Charts and diagrams as code:
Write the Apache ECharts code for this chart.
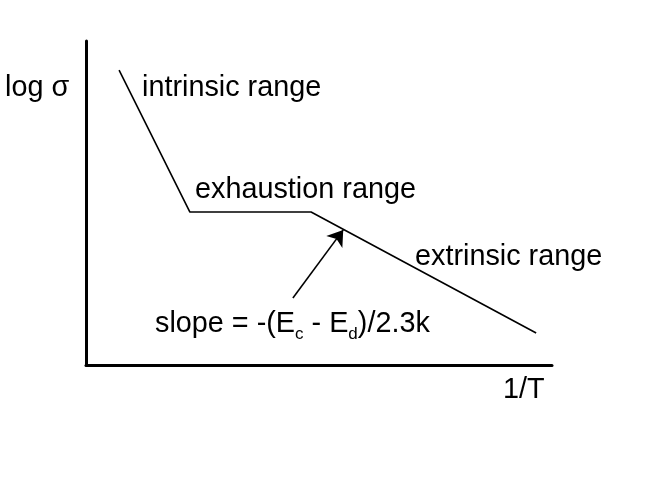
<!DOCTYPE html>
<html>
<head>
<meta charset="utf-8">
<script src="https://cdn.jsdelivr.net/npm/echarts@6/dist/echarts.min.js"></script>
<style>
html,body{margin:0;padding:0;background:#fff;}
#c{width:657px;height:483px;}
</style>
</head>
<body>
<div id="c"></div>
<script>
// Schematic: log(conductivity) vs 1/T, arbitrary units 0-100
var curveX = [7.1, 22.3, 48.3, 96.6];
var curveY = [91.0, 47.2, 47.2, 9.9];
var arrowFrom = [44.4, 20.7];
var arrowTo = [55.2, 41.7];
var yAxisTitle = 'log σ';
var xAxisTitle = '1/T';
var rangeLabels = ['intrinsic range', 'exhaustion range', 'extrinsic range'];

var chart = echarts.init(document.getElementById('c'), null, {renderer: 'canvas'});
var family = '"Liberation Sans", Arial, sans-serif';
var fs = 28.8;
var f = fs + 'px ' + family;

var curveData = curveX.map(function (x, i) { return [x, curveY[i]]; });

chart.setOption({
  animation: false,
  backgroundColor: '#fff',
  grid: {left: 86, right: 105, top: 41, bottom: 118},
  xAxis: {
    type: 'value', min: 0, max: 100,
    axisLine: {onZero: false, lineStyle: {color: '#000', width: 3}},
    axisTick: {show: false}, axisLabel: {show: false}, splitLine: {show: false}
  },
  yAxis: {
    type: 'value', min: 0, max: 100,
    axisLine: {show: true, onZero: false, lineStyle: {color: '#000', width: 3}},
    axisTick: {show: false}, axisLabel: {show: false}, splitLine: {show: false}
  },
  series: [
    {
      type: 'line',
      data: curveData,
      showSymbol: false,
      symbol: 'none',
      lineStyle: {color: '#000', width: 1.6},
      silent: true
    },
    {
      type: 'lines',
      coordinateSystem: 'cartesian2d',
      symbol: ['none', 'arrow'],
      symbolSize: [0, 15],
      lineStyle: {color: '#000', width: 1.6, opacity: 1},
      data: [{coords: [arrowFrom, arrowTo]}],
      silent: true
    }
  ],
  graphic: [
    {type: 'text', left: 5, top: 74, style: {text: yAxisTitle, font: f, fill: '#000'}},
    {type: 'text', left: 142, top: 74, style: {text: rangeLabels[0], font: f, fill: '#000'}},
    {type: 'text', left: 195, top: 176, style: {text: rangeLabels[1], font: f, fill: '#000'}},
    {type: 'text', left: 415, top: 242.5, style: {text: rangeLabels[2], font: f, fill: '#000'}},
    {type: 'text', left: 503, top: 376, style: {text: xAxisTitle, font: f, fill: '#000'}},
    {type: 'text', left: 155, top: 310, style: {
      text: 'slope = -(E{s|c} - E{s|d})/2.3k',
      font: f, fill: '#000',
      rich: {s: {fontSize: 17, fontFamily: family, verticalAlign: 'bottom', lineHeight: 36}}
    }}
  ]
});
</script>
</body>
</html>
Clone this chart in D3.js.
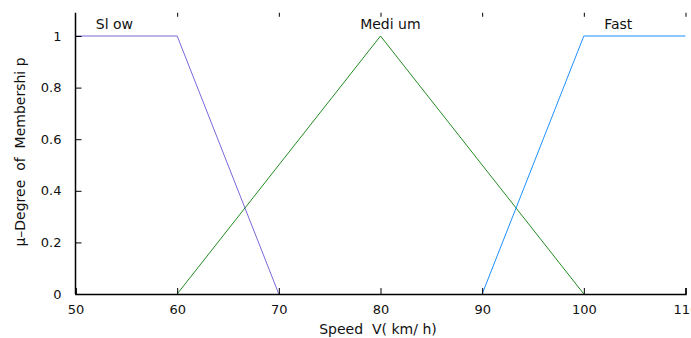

### THE REQUEST
Quote everything in the listing above exactly; pictures are the only thing to omit.

### RESPONSE TO THIS EXERCISE
Write the Apache ECharts code for this chart.
<!DOCTYPE html>
<html>
<head>
<meta charset="utf-8">
<script src="https://cdn.jsdelivr.net/npm/echarts@6/dist/echarts.min.js"></script>
<style>
html,body{margin:0;padding:0;background:#fff;}
#c{width:657px;height:483px;}
</style>
</head>
<body>
<div id="c"></div>
<script>
// Schematic: log(conductivity) vs 1/T, arbitrary units 0-100
var curveX = [7.1, 22.3, 48.3, 96.6];
var curveY = [91.0, 47.2, 47.2, 9.9];
var arrowFrom = [44.4, 20.7];
var arrowTo = [55.2, 41.7];
var yAxisTitle = 'log σ';
var xAxisTitle = '1/T';
var rangeLabels = ['intrinsic range', 'exhaustion range', 'extrinsic range'];

var chart = echarts.init(document.getElementById('c'), null, {renderer: 'canvas'});
var family = '"Liberation Sans", Arial, sans-serif';
var fs = 28.8;
var f = fs + 'px ' + family;

var curveData = curveX.map(function (x, i) { return [x, curveY[i]]; });

chart.setOption({
  animation: false,
  backgroundColor: '#fff',
  grid: {left: 86, right: 105, top: 41, bottom: 118},
  xAxis: {
    type: 'value', min: 0, max: 100,
    axisLine: {onZero: false, lineStyle: {color: '#000', width: 3}},
    axisTick: {show: false}, axisLabel: {show: false}, splitLine: {show: false}
  },
  yAxis: {
    type: 'value', min: 0, max: 100,
    axisLine: {show: true, onZero: false, lineStyle: {color: '#000', width: 3}},
    axisTick: {show: false}, axisLabel: {show: false}, splitLine: {show: false}
  },
  series: [
    {
      type: 'line',
      data: curveData,
      showSymbol: false,
      symbol: 'none',
      lineStyle: {color: '#000', width: 1.6},
      silent: true
    },
    {
      type: 'lines',
      coordinateSystem: 'cartesian2d',
      symbol: ['none', 'arrow'],
      symbolSize: [0, 15],
      lineStyle: {color: '#000', width: 1.6, opacity: 1},
      data: [{coords: [arrowFrom, arrowTo]}],
      silent: true
    }
  ],
  graphic: [
    {type: 'text', left: 5, top: 74, style: {text: yAxisTitle, font: f, fill: '#000'}},
    {type: 'text', left: 142, top: 74, style: {text: rangeLabels[0], font: f, fill: '#000'}},
    {type: 'text', left: 195, top: 176, style: {text: rangeLabels[1], font: f, fill: '#000'}},
    {type: 'text', left: 415, top: 242.5, style: {text: rangeLabels[2], font: f, fill: '#000'}},
    {type: 'text', left: 503, top: 376, style: {text: xAxisTitle, font: f, fill: '#000'}},
    {type: 'text', left: 155, top: 310, style: {
      text: 'slope = -(E{s|c} - E{s|d})/2.3k',
      font: f, fill: '#000',
      rich: {s: {fontSize: 17, fontFamily: family, verticalAlign: 'bottom', lineHeight: 36}}
    }}
  ]
});
</script>
</body>
</html>
Clone this chart in D3.js.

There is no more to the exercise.